RATIO OF VALUE OF GOVERNMENT PRIZES TO CONVENTIONAL FUNDING

Excerpted from a valuable letter from Freeman Dyson et al calling for the US Congress to be supportive of free market space development rather than leaving it all up to NASA
For good reasons, government developed transportation has been costly and uncompetitive. A classic case is Samuel Langley’s government funded attempt to invent the airplane. Langley spent one hundred times as much money as the Wright brothers did. They succeeded, and he failed. Another example is the British government-funded effort to build passenger dirigibles between the world wars. The government-funded R101 crashed on its maiden voyage, but the commercially developed Vickers R100 dirigible flew successfully. NASA’s failures at every new launcher program in the past two decades are more recent examples.

... Prof. Freeman Dyson, President
Prof. John S. Lewis, V.P., Research
Dr. Lee Valentine, Exec. V.P.

This reminded me of what the US Defense Advanced Research Projects Agency (DARPA) said of their use of $3 million of prizes (& possibly as much as $7 million to administer them which shows the bureaucracy problem even here) to develop an automated driving system
For less than $10 million in prize money and expenses, the Department of Defense has created new technology that would have otherwise cost more than $100 million, and taken a lot longer to perfect."
That is 2 data points which is enough to start assuming a trend. The Wrights had 1/100th as much money & the driving programmers had 1/33rd & in both cases achieved much better results than direct state control could have done. Averaging them we should expect prizes to be more than 66 times more cost effective than conventional funding.

Of course evidence in such cases is difficult to get because both systems being used in such parallels are rare. However that just means we must accept this evidence as the best we have till something better comes along. It may be that refining it would show that prizes are only 30 times more cost effective or that they average well over 100 times. It does show that the prime reason for having direct control must be the power of patronage it gives to government leaders & workers, which is far more important to them than value for money.

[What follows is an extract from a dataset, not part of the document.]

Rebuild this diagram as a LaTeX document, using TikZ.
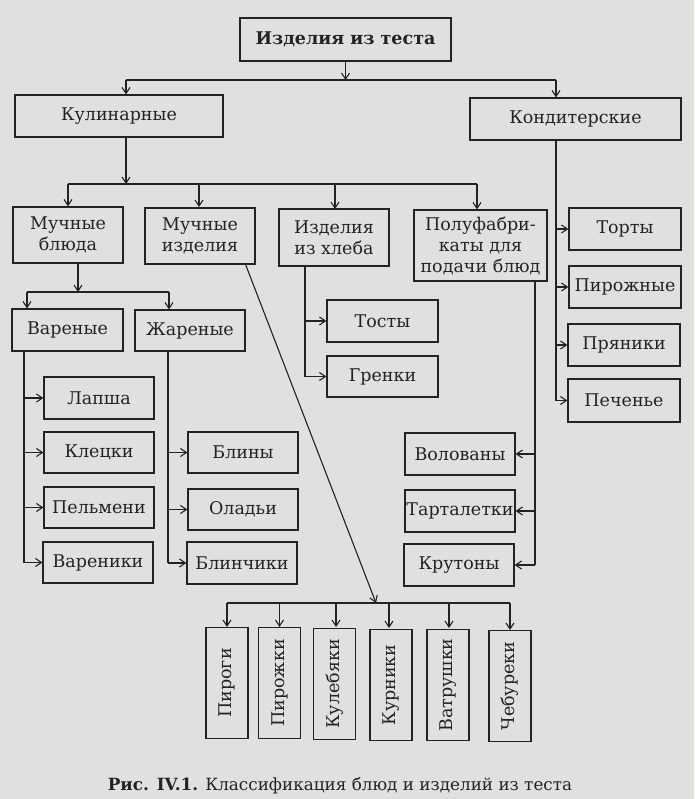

Taking it at 66 times we would only have to spend £4 million a year on space prizes to match £260 million space budget we currently give to the European Space Agency (though that organisation seems so particularly inefficient that I suspect £400,000 could do it). Equally if we put all of that £260 mill into prizes it would provide a boost to our space industries, already growing at 10% annually, equal to £17 billion ($27 bn) well above the entire USA's NASA budget.